Così tra lazzi e sollazzi arriviamo a destinazione e ci fiondiamo dentro il padiglione dell’Emilia – Romagna, forti dell’invito della cantina Ottaviani, fondata dal nonno Enio in quel di San Clemente nel riminese, là sui contrafforti della Val Conca. Il messaggio che ci porta Massimo, il globetrotter della cantina, è : “Vogliamo abbinare il vino, la sua produzione con la storia e le vicende della terra da cui nasce e farne un corpo unico”. Sembrano parole intuitive ma non lo sono. Dietro la nostra conoscenza, mista ad un po’ di arroganza, abbiamo forgiato l’idea che la terra ci appartenga e che  sia una cosa diversa da noi persone, una cosa inanimata da sfruttare per i nostri fini. La stessa idea ci viene ribadita da Ofelia, la storyteller del gruppo. L’accoglienza è di quella romagnola e ci sentiamo a casa. Si parte con l’assaggio di “Clemente I” un sapiente composto di pagadebit, sauvignon e riesling. I mille gusti che sprigiona lo fanno settimo classificato come “vino Pop” del 2017, quella speciale classifica, stilata da una giuria capitanata dal sommelier Luca Gardini,  dei  cinquanta vini scelti e pervenuti da duecento cantine. I requisiti richiesti per la gara sono la qualità e il prezzo fino i 15 € alla bottiglia.  Per ovvie ragioni non fanno parte del gruppo i fuoriclasse come picolit,  amarone, brunello e barolo sia  per invecchiamento, meticolosità della lavorazione che per la bassa resa quantitativa. Il bellissimo  risultato di Clemente I ci viene confermato immediatamente dal palato che manteniamo in allenamento con una portata  di pregevoli salumi,  corona alle finali tagliatelle al sugo vaganti tra sapori di mare e di terra. E qui ci accoglie l’immancabile inventiva di Riccardo a cui il sugo ha rievocato le sue battaglie in mare: “Come l’appetito vien mangiando, così il remare vien vogando”. Il fervido “massimalista” più efficace dopo il Massimo Catalano di arboriana memoria. Ci fanno da compagnia per i salumi  l’allegro  sangiovese “Caciara”, vincitore della edizione 2016; è ovvio l’avvezzo a stare in testa al gruppo di questi  ragazzi. Per le tagliatelle ci viene servito il  Superiore, obbligata la esse maiuscola, “Sole Rosso Riserva 2013”, una degna corona di tanto piatto.

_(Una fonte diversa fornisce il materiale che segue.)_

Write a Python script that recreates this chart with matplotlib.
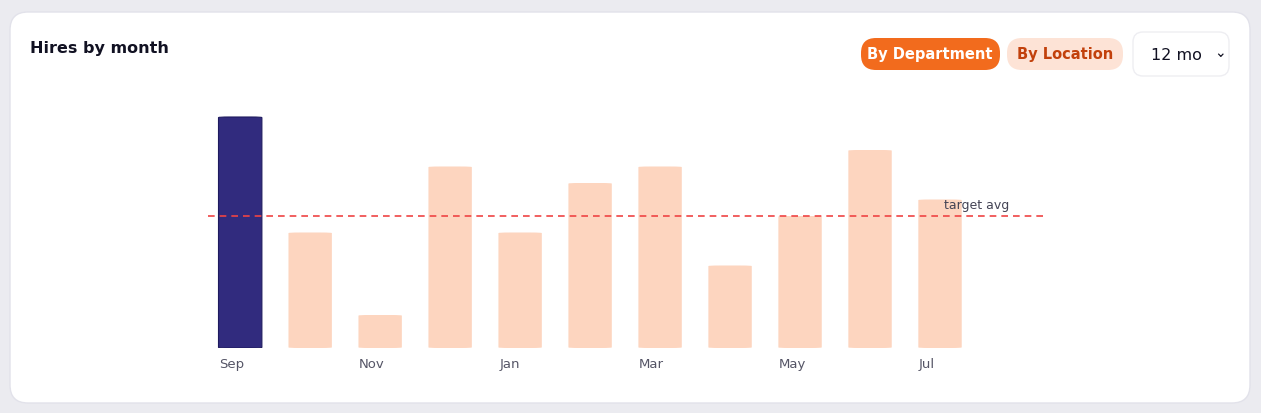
import matplotlib
matplotlib.use("Agg")
import matplotlib.pyplot as plt
from matplotlib.patches import FancyBboxPatch

months = ["Sep","Oct","Nov","Dec","Jan","Feb","Mar","Apr","May","Jun","Jul"]
hires = [14, 7, 2, 11, 7, 10, 11, 5, 8, 12, 9]
labels_shown = ["Sep","Nov","Jan","Mar","May","Jul"]
target = 8

W, H = 1261, 413
fig = plt.figure(figsize=(W/100, H/100), dpi=100)
fig.patch.set_facecolor("#ebebf0")

def fx(x): return x / W
def fy(y): return 1 - y / H

bg = fig.add_axes([0, 0, 1, 1]); bg.set_xlim(0, W); bg.set_ylim(H, 0); bg.axis("off")
bg.add_patch(FancyBboxPatch((10, 12), 1240, 391, boxstyle="round,pad=0,rounding_size=18",
                            fc="white", ec="#e2e2ea", lw=1))
bg.text(30, 49, "Hires by month", fontsize=11.5, fontweight="bold", color="#111122", va="center")
bg.add_patch(FancyBboxPatch((861, 38), 139, 32, boxstyle="round,pad=0,rounding_size=15", fc="#f26b1d", ec="none"))
bg.text(930, 54, "By Department", fontsize=10.5, fontweight="bold", color="white", ha="center", va="center")
bg.add_patch(FancyBboxPatch((1007, 38), 116, 32, boxstyle="round,pad=0,rounding_size=15", fc="#fde3d6", ec="none"))
bg.text(1065, 54, "By Location", fontsize=10.5, fontweight="bold", color="#c2410c", ha="center", va="center")
bg.add_patch(FancyBboxPatch((1133, 32), 96, 44, boxstyle="round,pad=0,rounding_size=10", fc="white", ec="#eeeef2", lw=1))
bg.text(1151, 55, "12 mo", fontsize=11.5, color="#111122", va="center")
bg.text(1220, 53, "⌄", fontsize=10, color="#111122", ha="center", va="center")

left, right, top, bot = 208, 1045, 348 - 15*16.5, 348
ax = fig.add_axes([fx(left), fy(bot), fx(right-left), (bot-top)/H])
ax.set_xlim(-0.46, 11.5); ax.set_ylim(0, 15); ax.axis("off")
ax.patch.set_alpha(0)
for i, (m, v) in enumerate(zip(months, hires)):
    fc = "#312b7e" if i == 0 else "#fdd5bf"
    ax.add_patch(FancyBboxPatch((i - 0.31, 0), 0.62, v, boxstyle="round,pad=0,rounding_size=0.15",
                                mutation_aspect=16.5/70*0+1/ (70/16.5), fc=fc, ec="#1e1a5e" if i == 0 else "none", lw=0.8))
    if m in labels_shown:
        ax.text(i - 0.3, -1.0, m, fontsize=9.5, color="#555566", ha="left", va="center")
ax.axhline(target, color="#ef4444", ls=(0, (4, 3)), lw=1.2)
ax.text(10.05, target + 0.65, "target avg", fontsize=9, color="#444455", ha="left", va="center")
fig.savefig("out.png", dpi=100, facecolor=fig.get_facecolor())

Al tavolo a fianco ci sono quattro ospiti giapponesi, ragazzi in degustazione. I loro occhi e i loro volti non danno nessun dubbio circa il gusto che provano ad addentare le tagliatelle. Mi paragono alla settimana che passai a Tokyo, in occasione di una fiera internazionale, a mangiare tutti i giorni “sushi e tempura” accompagnati da alghe verdi o rosse in filamenti conditi con salsa di soia. Dopo un paio di giorni di sciatteria cibaria ho provato altri ristoranti, dal tailandese, all’indiano, al cingalese; erano  accomunati da una roba  che non ho mai capito: tutti i cibi serviti “sentivano” di pesce crudo.  Una lesione morale dalla quale non mi sono mai ripreso.  Beh, la mia faccia di allora non era per nulla paragonabile alla loro che sto osservando! Messo piede a Fiumicino mi  abbandonai alla prima cosa intuitiva  da fare: mangiare un piatto di spaghetti pur che sia. Mi riconfortai ulteriormente dal triste episodio quando lessi di una citazione tratta da Libro d’ombra di Jun’ichirō Tanizaki: La cucina giapponese non è qualcosa che si mangia, ma qualcosa che si guarda.

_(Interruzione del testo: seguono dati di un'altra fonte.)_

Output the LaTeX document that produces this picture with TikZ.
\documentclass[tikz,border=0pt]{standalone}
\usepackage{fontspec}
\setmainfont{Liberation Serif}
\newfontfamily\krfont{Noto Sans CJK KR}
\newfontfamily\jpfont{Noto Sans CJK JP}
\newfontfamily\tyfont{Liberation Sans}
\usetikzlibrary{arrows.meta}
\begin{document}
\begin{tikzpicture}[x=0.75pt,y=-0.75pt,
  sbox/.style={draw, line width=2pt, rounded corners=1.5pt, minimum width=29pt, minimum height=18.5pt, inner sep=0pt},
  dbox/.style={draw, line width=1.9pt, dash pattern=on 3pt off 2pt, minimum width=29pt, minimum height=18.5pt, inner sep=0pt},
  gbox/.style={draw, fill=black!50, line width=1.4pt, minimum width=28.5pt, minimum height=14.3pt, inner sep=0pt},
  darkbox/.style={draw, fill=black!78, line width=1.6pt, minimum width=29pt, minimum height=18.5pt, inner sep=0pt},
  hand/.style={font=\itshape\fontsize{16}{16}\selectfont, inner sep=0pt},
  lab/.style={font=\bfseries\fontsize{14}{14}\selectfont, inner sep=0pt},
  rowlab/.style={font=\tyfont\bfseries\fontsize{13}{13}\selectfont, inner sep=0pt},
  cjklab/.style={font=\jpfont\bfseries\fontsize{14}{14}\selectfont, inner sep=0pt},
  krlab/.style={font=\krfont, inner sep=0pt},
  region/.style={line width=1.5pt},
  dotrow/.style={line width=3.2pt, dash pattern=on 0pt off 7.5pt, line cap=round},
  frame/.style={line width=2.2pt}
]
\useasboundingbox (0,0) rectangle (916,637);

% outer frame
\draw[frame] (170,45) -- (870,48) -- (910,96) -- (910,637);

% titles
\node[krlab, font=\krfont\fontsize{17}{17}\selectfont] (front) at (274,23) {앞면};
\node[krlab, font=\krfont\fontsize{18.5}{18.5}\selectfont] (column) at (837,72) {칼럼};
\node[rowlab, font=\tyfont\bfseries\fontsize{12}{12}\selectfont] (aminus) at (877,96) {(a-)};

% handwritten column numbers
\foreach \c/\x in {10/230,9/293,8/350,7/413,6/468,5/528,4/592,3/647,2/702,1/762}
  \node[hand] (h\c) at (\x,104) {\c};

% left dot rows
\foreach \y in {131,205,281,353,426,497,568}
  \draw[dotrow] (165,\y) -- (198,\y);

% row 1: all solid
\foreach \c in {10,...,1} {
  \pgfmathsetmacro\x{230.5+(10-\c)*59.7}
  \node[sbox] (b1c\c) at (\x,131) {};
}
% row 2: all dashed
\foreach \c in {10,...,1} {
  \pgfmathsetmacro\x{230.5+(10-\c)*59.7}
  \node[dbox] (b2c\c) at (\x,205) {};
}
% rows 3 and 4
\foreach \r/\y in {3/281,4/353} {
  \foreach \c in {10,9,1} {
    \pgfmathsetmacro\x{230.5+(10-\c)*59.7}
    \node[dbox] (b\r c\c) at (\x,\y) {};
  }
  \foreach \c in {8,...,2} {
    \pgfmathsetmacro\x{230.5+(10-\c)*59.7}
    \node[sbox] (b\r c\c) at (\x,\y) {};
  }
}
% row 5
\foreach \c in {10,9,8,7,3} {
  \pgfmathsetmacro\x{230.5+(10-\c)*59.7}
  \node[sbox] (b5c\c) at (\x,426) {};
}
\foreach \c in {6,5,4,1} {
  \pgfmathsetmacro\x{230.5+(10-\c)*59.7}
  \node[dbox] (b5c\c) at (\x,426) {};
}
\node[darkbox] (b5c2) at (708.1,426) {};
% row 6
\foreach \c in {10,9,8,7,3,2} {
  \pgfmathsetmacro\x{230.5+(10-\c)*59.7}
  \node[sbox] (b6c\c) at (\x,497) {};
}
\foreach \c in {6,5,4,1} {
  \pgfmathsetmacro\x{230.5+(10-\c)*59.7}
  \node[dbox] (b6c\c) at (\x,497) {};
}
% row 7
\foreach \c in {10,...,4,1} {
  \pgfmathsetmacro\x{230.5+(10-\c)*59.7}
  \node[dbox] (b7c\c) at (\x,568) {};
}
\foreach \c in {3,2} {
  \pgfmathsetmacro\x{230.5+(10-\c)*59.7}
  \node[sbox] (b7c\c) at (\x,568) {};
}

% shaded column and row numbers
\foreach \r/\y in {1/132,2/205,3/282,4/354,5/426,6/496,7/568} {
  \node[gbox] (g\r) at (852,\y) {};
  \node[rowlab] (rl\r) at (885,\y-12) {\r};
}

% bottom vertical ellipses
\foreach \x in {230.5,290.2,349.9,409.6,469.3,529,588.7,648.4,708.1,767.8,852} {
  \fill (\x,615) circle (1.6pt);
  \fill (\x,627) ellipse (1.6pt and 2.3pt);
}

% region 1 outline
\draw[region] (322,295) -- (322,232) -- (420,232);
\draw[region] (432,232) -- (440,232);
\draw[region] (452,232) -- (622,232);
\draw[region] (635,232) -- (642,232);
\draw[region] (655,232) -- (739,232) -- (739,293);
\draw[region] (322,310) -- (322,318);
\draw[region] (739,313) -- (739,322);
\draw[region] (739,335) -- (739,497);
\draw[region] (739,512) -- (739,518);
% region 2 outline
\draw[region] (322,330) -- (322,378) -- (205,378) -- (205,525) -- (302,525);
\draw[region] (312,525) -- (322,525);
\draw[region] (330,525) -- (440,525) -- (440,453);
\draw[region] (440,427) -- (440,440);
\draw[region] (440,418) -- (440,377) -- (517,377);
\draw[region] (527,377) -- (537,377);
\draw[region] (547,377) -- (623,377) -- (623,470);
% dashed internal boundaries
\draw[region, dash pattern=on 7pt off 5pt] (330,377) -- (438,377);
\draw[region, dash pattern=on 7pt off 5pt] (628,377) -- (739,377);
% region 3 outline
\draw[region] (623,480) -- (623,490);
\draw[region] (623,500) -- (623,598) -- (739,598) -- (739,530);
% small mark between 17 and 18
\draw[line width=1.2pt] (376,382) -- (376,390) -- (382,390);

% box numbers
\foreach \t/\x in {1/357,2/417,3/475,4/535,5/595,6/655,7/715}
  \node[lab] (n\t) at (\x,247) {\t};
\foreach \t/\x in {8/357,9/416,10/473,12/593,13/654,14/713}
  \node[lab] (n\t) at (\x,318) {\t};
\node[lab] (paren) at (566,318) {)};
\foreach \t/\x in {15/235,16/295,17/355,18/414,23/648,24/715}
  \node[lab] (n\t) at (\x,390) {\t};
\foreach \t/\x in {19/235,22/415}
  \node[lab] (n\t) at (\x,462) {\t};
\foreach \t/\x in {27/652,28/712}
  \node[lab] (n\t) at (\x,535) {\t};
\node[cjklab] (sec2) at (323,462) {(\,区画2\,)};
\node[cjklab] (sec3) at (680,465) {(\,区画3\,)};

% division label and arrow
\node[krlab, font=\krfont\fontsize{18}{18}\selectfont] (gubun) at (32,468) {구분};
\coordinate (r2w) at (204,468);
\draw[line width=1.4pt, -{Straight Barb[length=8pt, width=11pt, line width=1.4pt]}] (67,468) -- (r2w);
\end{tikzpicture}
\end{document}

Ritornato a Verona, ci lasciamo con l’immancabile invito di Massimo e della mamma  per una visita in cantina alla quale daremo certamente onore.

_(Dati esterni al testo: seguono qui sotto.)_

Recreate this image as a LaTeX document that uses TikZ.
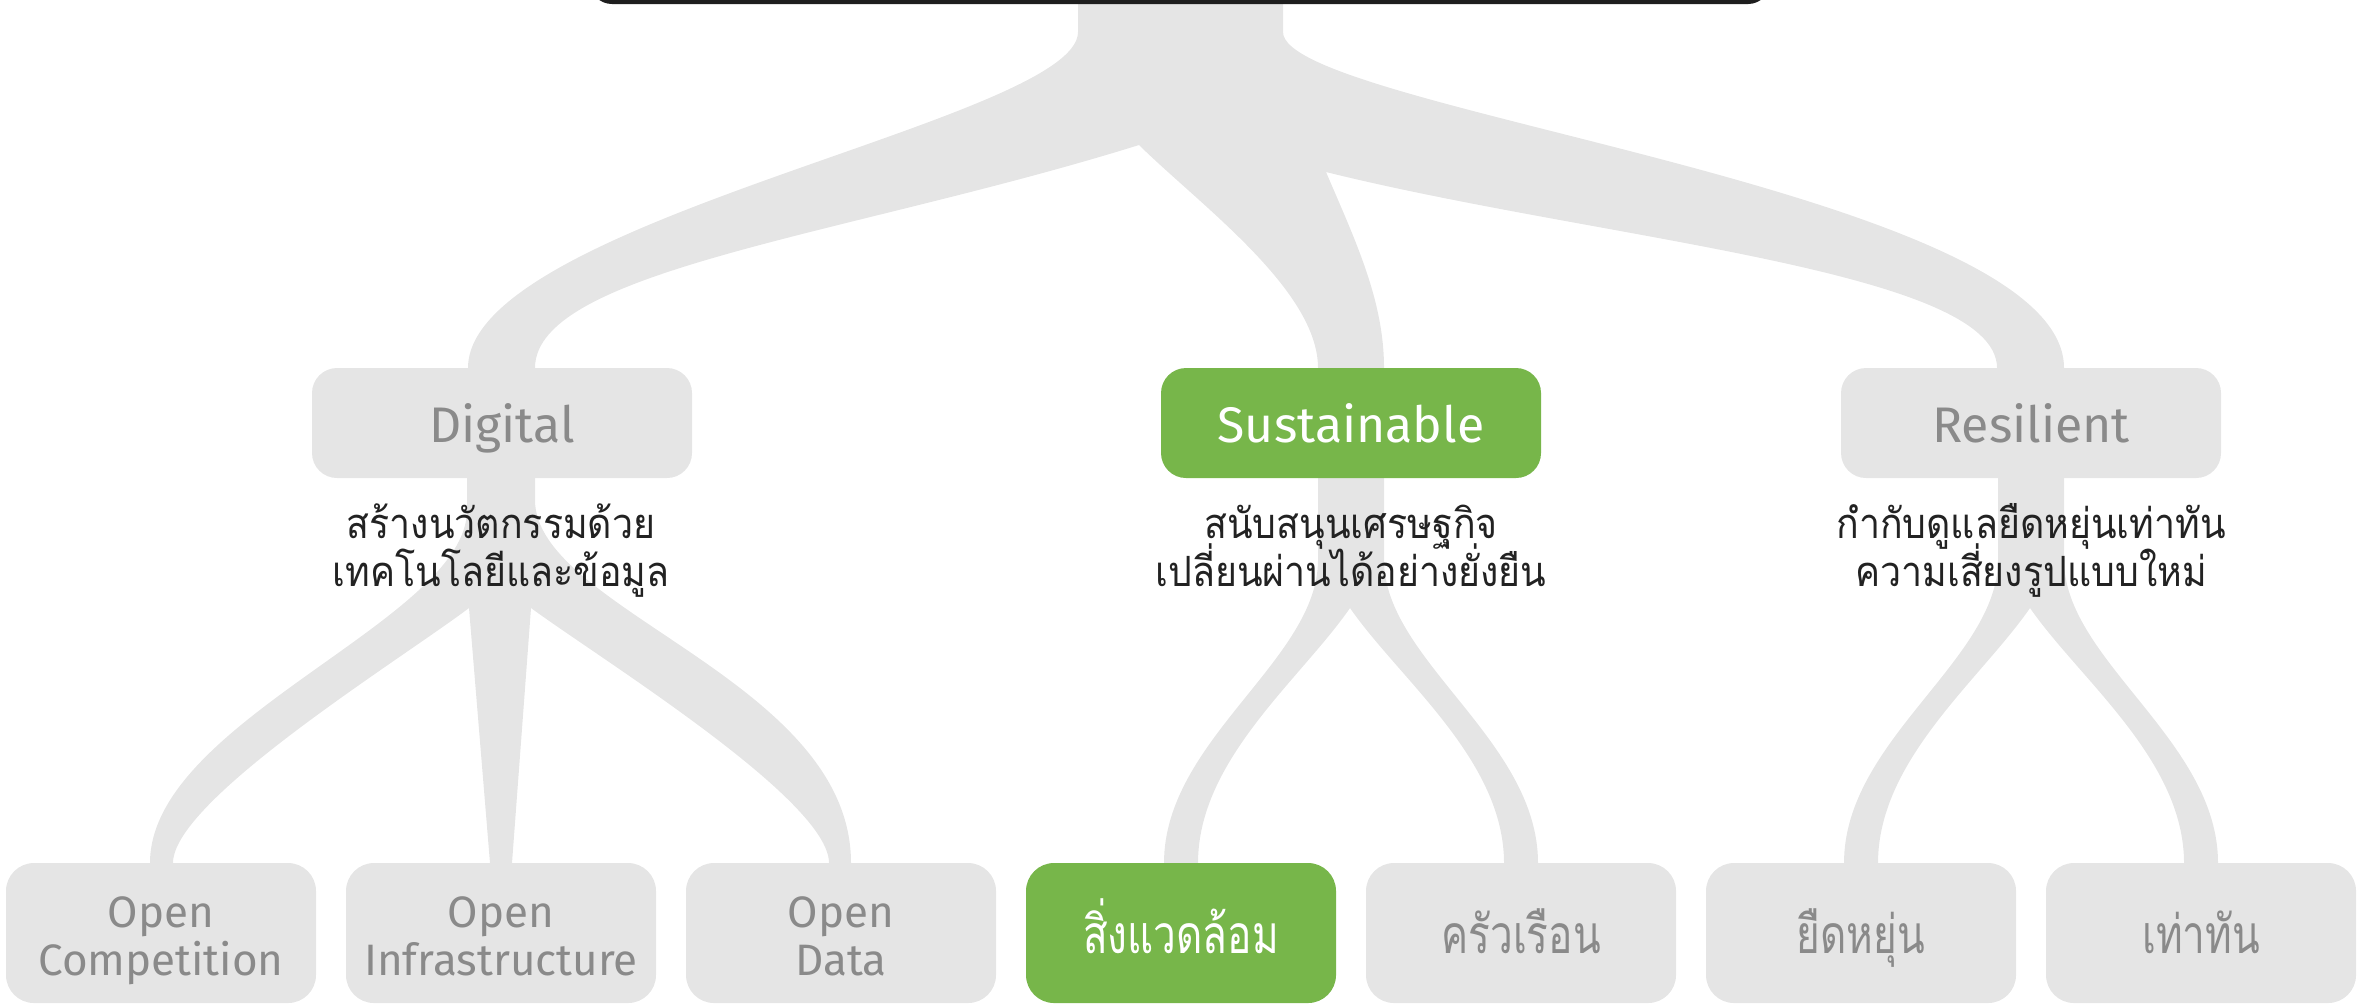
\documentclass[tikz,border=0pt]{standalone}
\usepackage{fontspec}
\setmainfont{Fira Sans}
\newfontfamily\thai[Script=Thai, FakeStretch=0.9]{Loma}
\newfontfamily\thaibig[Script=Thai, FakeStretch=0.76]{Loma}
\definecolor{band}{HTML}{E5E5E5}
\definecolor{lbl}{HTML}{8A8A8A}
\definecolor{grn}{HTML}{77B64A}
\definecolor{desc}{HTML}{222222}
\definecolor{topbar}{HTML}{1E1E1E}
% one line with its baseline #1 above the node centre
\newcommand\oneline[2]{\raisebox{#1}[0pt][0pt]{#2}}
% two centred lines, the first baseline #1 above the node centre
\newcommand\stackat[3]{\raisebox{#1}[0pt][0pt]{\vtop{\lineskiplimit=-100pt\lineskip=0pt\halign{\hfil##\hfil\cr #2\cr #3\cr}}}}
\tikzset{
  lvtwo/.style={rounded corners=7.5pt, minimum width=114pt, minimum height=33pt, inner sep=0pt, font=\fontsize{15}{17}\selectfont},
  lvthree/.style={rounded corners=8.4pt, minimum width=93pt, minimum height=42pt, inner sep=0pt, font=\fontsize{13.2}{14.4}\selectfont},
  thaithree/.style={lvthree, font=\thaibig\fontsize{16}{18}\selectfont},
  greybox/.style={fill=band, text=lbl},
  greenbox/.style={fill=grn, text=white},
  desctext/.style={text=desc, font=\thai\fontsize{12.5}{14.4}\selectfont, inner sep=0pt},
  ribbon/.style={fill=band, draw=none}
}
\begin{document}
\begin{tikzpicture}[x=0.3pt,y=-0.3pt]
\useasboundingbox (0,0) rectangle (2358,1006);
\clip (0,0) rectangle (2358,1006);
% ---- upper tree: trunk splitting to the three pillars
\fill[ribbon] (1078,-10) -- (1078,32)
  .. controls (1078,120) and (468,220) .. (468,368) -- (468,390) -- (535,390) -- (535,368)
  .. controls (535,270) and (850,235) .. (1139,145)
  .. controls (1200,205) and (1318,290) .. (1318,368) -- (1318,390) -- (1384,390) -- (1384,368)
  .. controls (1384,300) and (1355,240) .. (1326,172)
  .. controls (1600,240) and (1997,270) .. (1997,368) -- (1997,390) -- (2064,390) -- (2064,368)
  .. controls (2064,190) and (1283,110) .. (1283,32) -- (1283,-10) -- cycle;
% ---- Digital branches
\fill[ribbon] (467,470) -- (467,510)
  .. controls (467,620) and (150,720) .. (150,863) -- (150,880) -- (173,880) -- (173,863)
  .. controls (173,800) and (400,660) .. (469,608)
  -- (490,863) -- (490,880) -- (512,880) -- (512,863) -- (531,608)
  .. controls (602,660) and (829,800) .. (829,863) -- (829,880) -- (851,880) -- (851,863)
  .. controls (851,680) and (535,610) .. (535,500) -- (535,470) -- cycle;
% ---- Sustainable branches
\fill[ribbon] (1318,470) -- (1318,560)
  .. controls (1318,660) and (1164,740) .. (1164,863) -- (1164,880) -- (1198,880) -- (1198,863)
  .. controls (1198,760) and (1300,680) .. (1350,608)
  .. controls (1400,680) and (1504,760) .. (1504,863) -- (1504,880) -- (1538,880) -- (1538,863)
  .. controls (1538,740) and (1384,660) .. (1384,560) -- (1384,470) -- cycle;
% ---- Resilient branches (same shape, shifted)
\begin{scope}[shift={(680,0)}]
\fill[ribbon] (1318,470) -- (1318,560)
  .. controls (1318,660) and (1164,740) .. (1164,863) -- (1164,880) -- (1198,880) -- (1198,863)
  .. controls (1198,760) and (1300,680) .. (1350,608)
  .. controls (1400,680) and (1504,760) .. (1504,863) -- (1504,880) -- (1538,880) -- (1538,863)
  .. controls (1538,740) and (1384,660) .. (1384,560) -- (1384,470) -- cycle;
\end{scope}
% ---- top bar
\draw[topbar, line width=1.2pt, fill=white, rounded corners=6pt] (592,-60) rectangle (1768,2);
% ---- level 2
\node[lvtwo, greybox] (dig) at (502,423) {\oneline{-5.7pt}{Digital}};
\node[lvtwo, greenbox] (sus) at (1351,423) {\oneline{-5.7pt}{Sustainable}};
\node[lvtwo, greybox] (res) at (2031,423) {\oneline{-5.7pt}{Resilient}};
% ---- descriptions (node placed on the first baseline)
\node[desctext] (ddig) at (501,538) {\stackat{0pt}{สร้างนวัตกรรมด้วย}{เทคโนโลยีและข้อมูล}};
\node[desctext] (dsus) at (1351,538) {\stackat{0pt}{สนับสนุนเศรษฐกิจ}{เปลี่ยนผ่านได้อย่างยั่งยืน}};
\node[desctext] (dres) at (2031,538) {\stackat{0pt}{กำกับดูแลยืดหยุ่นเท่าทัน}{ความเสี่ยงรูปแบบใหม่}};
% ---- level 3
\node[lvthree, greybox] (oc) at (161,933) {\stackat{1.7pt}{Open}{Competition}};
\node[lvthree, greybox] (oi) at (501,933) {\stackat{1.7pt}{Open}{Infrastructure}};
\node[lvthree, greybox] (od) at (841,933) {\stackat{1.7pt}{Open}{Data}};
\node[thaithree, greenbox] (env) at (1181,933) {\oneline{-6pt}{สิ่งแวดล้อม}};
\node[thaithree, greybox] (hh) at (1521,933) {\oneline{-6pt}{ครัวเรือน}};
\node[thaithree, greybox] (flex) at (1861,933) {\oneline{-6pt}{ยืดหยุ่น}};
\node[thaithree, greybox] (agile) at (2201,933) {\oneline{-6pt}{เท่าทัน}};
\end{tikzpicture}
\end{document}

Una capatina presso i cugini emiliani è d’obbligo e puntiamo, a pelle, su uno stand governato da bella ragazza che ci consiglia il Monovitigno di Lambrusco Grasparossa della Fattoria Moretto di Castelvetro: ottima scelta.
Fernando, lasciatosi trasportare dalle bollicine emiliane, giunge alle soglie di Franciacorta con tappa imprescindibile al padiglione della Lombardia. Ci accoglie il suono ritmato di un pianoforte sulle note di These boots are made for walking  un hit dei ’60 di Nancy Sinatra,  il clima è posato e quasi augusto rispetto al fermento del sangiovese o al frizzante del lambrusco. Ci sono spazi più larghi e più formalità nei contatti, ma regna un senso di organizzato e di preordinato fuori dal comune.
Soddisfatti i palati  abbiamo davanti un ultima tappa presso il padiglione della Sicilia. Gianna ha in mente dalla mattina Donna fugata e resta in attesa della lunga fila. Noi ci defiliamo e ci  accontentiamo di assaggi indovinati di grillo e di marsala a vicini stand. Cerchiamo una sedia, rara avis in questa fiera, e finalmente adocchiamo uno stand vuoto di sole sedie della Regione Sicilia. Ci sediamo  soddisfatti della conquista, ma urtiamo contro la sensibilità di un ringhioso funzionario, che appena arrivato, ci apostrofa per esserci impossessati delle sue sedicenti sedie. L’accoglienza è disgustosa, sappiamo di non essere graditi ma capiamo, a pelle, di aver di fronte un soggetto non pari alla nobiltà siciliana di Don Fabrizio, il principe di Salina de Il Gattopardo. Lasciamo poco dopo con i piedi leggermente riposati.
“Questo non è milanismo, interviene Riccardo, come era di là in Romagna!”
Una giornata partita col piacevole e trasformatasi via via in straordinaria per le persone incontrate e la loro espressioni di sapienza enologica che si traduce in sapienza tout court, miseramente assente in quel grigio funzionario.